(Bloomberg) — Germany is headed for its second recession of the pandemic after the emergence of the coronavirus’s omicron strain compounded drags on output from supply snarls and the fastest inflation in three decades.
Europe’s largest economy shrank by 0.5% to 1% in the final quarter of 2021, according to an estimate released Friday by the Federal Statistics Office. With new Covid-19 cases at a record and the key manufacturing industry still struggling to source components, Dekabank, NordLB and ABN Amro all predict another contraction this quarter.
For the whole of last year, gross domestic product rose 2.7% — matching estimates but still short of its pre-crisis level. Germany’s recovery trails France, Italy and Spain, which are expected to report 2021 expansions of 4.5% or more later this month.
The size of the year-end slump came as a surprise after the Bundesbank last month signaled only a slight decline was likely. But there’s little sign things will improve soon.
Germany reported more than 90,000 daily new infections on Friday, threatening staff shortages, production cuts and potentially tighter restrictions. Meanwhile, power and heating costs have soared, while microchips and other inputs for factories remain scarce.
“I don’t have a whole lot of imagination for positive impulses — supply bottlenecks are persisting, the surge in energy prices is only now reaching consumers, and services are weakened by the virus,” said Andreas Scheuerle, an economist at Dekabank who sees output falling 0.8% between January and March.
The spring, however, should mark a resumption in the pandemic rebound.
“Covid shouldn’t play a major role anymore during the summer — energy prices should have been digested and supply-chain problems may have eased by then,” Scheuerle said. “So in the second and third quarters, we should see solid growth.”
The Bundesbank expects “significant momentum” from the spring onward, predicting full-year expansion of 4.2%. Bloomberg Economics expects output to bounce back already in the first quarter — by at least 0.7% — as infections drop.
A large share of Germany’s struggles is rooted in its outsized reliance on manufacturing — a boon during previous crises that turned into a liability as inputs became harder to find. Carmakers are suffering the most, with almost a fifth of employees in the industry furloughed in December.
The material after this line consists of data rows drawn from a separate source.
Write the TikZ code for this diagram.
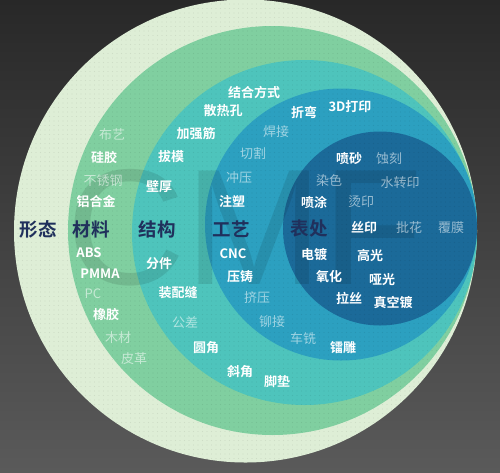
\documentclass[tikz,border=0pt]{standalone}
\usepackage{fontspec}
\usetikzlibrary{patterns.meta}
\newfontfamily\cjk[BoldFont={Noto Sans CJK SC Bold}]{Noto Sans CJK SC}
\newfontfamily\wmfont{Liberation Sans}
\definecolor{bgtop}{RGB}{40,40,40}
\definecolor{bgbot}{RGB}{90,90,90}
\definecolor{ringa}{RGB}{222,238,214}
\definecolor{ringb}{RGB}{128,207,160}
\definecolor{ringc}{RGB}{78,196,188}
\definecolor{ringd}{RGB}{44,160,192}
\definecolor{ringe}{RGB}{27,106,153}
\definecolor{catcol}{RGB}{32,48,92}

\begin{document}
\begin{tikzpicture}[x=1pt,y=-1pt,
  cat/.style={text=catcol,font=\cjk\bfseries\fontsize{18.5}{18.5}\selectfont,inner sep=0pt},
  lab/.style={text=white,font=\cjk\bfseries\fontsize{13}{13}\selectfont,inner sep=0pt},
  dim/.style={text=white,text opacity=.55,font=\cjk\fontsize{13}{13}\selectfont,inner sep=0pt}]
\useasboundingbox (0,0) rectangle (500,472);
\shade[top color=bgtop,bottom color=bgbot] (0,0) rectangle (500,472);
\fill[ringa] (245.5,231) circle (231.5);
\fill[ringb] (272.5,230.5) circle (204.5);
\fill[ringc] (304.5,232.5) circle (172.5);
\fill[ringd] (341,224.5) circle (136);
\fill[ringe] (380,228.5) circle (97);
\fill[pattern={Dots[distance=4.5pt,radius=.6pt]},pattern color=black,fill opacity=.07] (245.5,231) circle (231.5);
\node[text=black,text opacity=.1,font=\wmfont\fontsize{165}{165}\selectfont,inner sep=0pt] (wm) at (245,228) {CMF};

\node[cat] (xingtai) at (38,229) {形态};
\node[cat] (cailiao) at (91,229) {材料};
\node[cat] (jiegou) at (157,229) {结构};
\node[cat] (gongyi) at (231,229) {工艺};
\node[cat] (biaochu) at (309,229) {表处};

\node[dim] (m1) at (112,135) {布艺};
\node[lab] (m2) at (104,158) {硅胶};
\node[dim] (m3) at (103,181) {不锈钢};
\node[lab] (m4) at (96,201) {铝合金};
\node[lab] (m5) at (89,253) {ABS};
\node[lab] (m6) at (100,274) {PMMA};
\node[dim] (m7) at (93,294) {PC};
\node[lab] (m8) at (106,315) {橡胶};
\node[dim] (m9) at (118,338) {木材};
\node[dim] (m10) at (134,359) {皮革};

\node[lab] (s1) at (254,92) {结合方式};
\node[lab] (s2) at (223,111) {散热孔};
\node[lab] (s3) at (196,134) {加强筋};
\node[lab] (s4) at (171,157) {拔模};
\node[lab] (s5) at (159,187) {壁厚};
\node[lab] (s6) at (159,264) {分件};
\node[lab] (s7) at (178,293) {装配缝};
\node[dim] (s8) at (185,322) {公差};
\node[lab] (s9) at (206,348) {圆角};
\node[lab] (s10) at (240,372) {斜角};
\node[lab] (s11) at (277,382) {脚垫};

\node[lab] (p1) at (304,112) {折弯};
\node[lab] (p2) at (350,107) {3D打印};
\node[dim] (p3) at (276,132) {焊接};
\node[dim] (p4) at (253,154) {切割};
\node[dim] (p5) at (239,178) {冲压};
\node[lab] (p6) at (232,201) {注塑};
\node[lab] (p7) at (233,254) {CNC};
\node[lab] (p8) at (240,277) {压铸};
\node[dim] (p9) at (257,298) {挤压};
\node[dim] (p10) at (272,322) {铆接};
\node[dim] (p11) at (303,339) {车铣};
\node[lab] (p12) at (343,348) {镭雕};

\node[lab] (f1) at (349,159) {喷砂};
\node[dim] (f2) at (389,159) {蚀刻};
\node[dim] (f3) at (329,181) {染色};
\node[dim] (f4) at (400,183) {水转印};
\node[lab] (f5) at (314,202) {喷涂};
\node[dim] (f6) at (361,202) {烫印};
\node[lab] (f7) at (364,228) {丝印};
\node[dim] (f8) at (409,228) {批花};
\node[dim] (f9) at (451,228) {覆膜};
\node[lab] (f10) at (314,255) {电镀};
\node[lab] (f11) at (370,256) {高光};
\node[lab] (f12) at (329,277) {氧化};
\node[lab] (f13) at (382,280) {哑光};
\node[lab] (f14) at (349,298) {拉丝};
\node[lab] (f15) at (393,303) {真空镀};
\end{tikzpicture}
\end{document}
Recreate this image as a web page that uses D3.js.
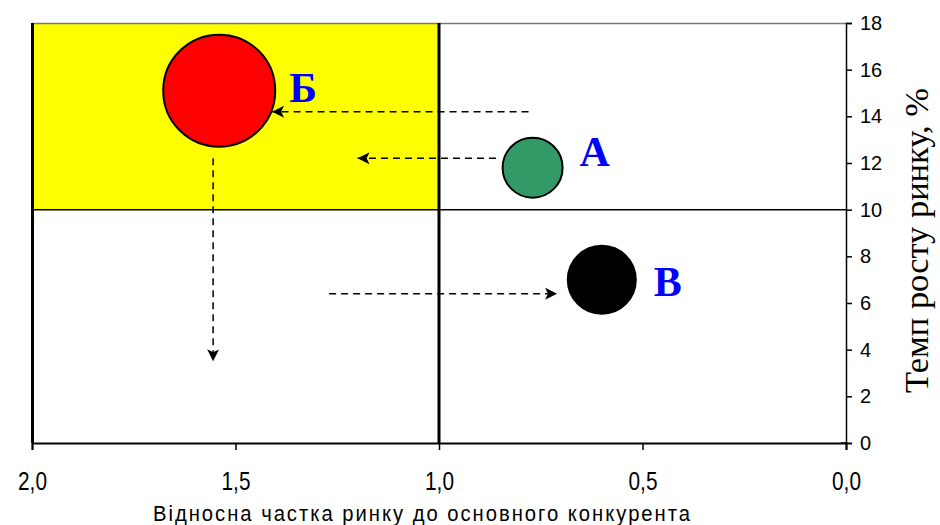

Volkswagen AG (OTC:) reported 2021 sales declined to the lowest in a decade and warned chip supply will remain tight in the first half.
“Moving into 2022, the economic situation doesn’t seem to have improved,” said Aline Schuiling, senior economist at ABN Amro. “It won’t take much to slip into recession, though if fears of omicron wane during the first quarter, the decline in output could turn out to be slightly less than at the end of last year.”
More stringent rules on vaccination may ease some pressure on the economy. Chancellor Olaf Scholz reaffirmed his support on Wednesday for making shots compulsory for all adults, while Volkswagen (DE:) stepped up its own vaccination push.
But inflation is an obstacle. prices in Europe jumped to the highest level in a week on Friday amid tensions over Ukraine, suggesting consumer energy costs — already rising at an annual pace of just under 20% — could increase further.
While the government is considering aid for households struggling to pay surging bills and excess savings accrued during lockdowns may cushion some of the blow, shop owners are worried.
Nearly 80% of non-food retailers surveyed by industry group HDE were unhappy with end-of-year sales, which were also hurt by rules banning unvaccinated customers who hadn’t recovered from the virus.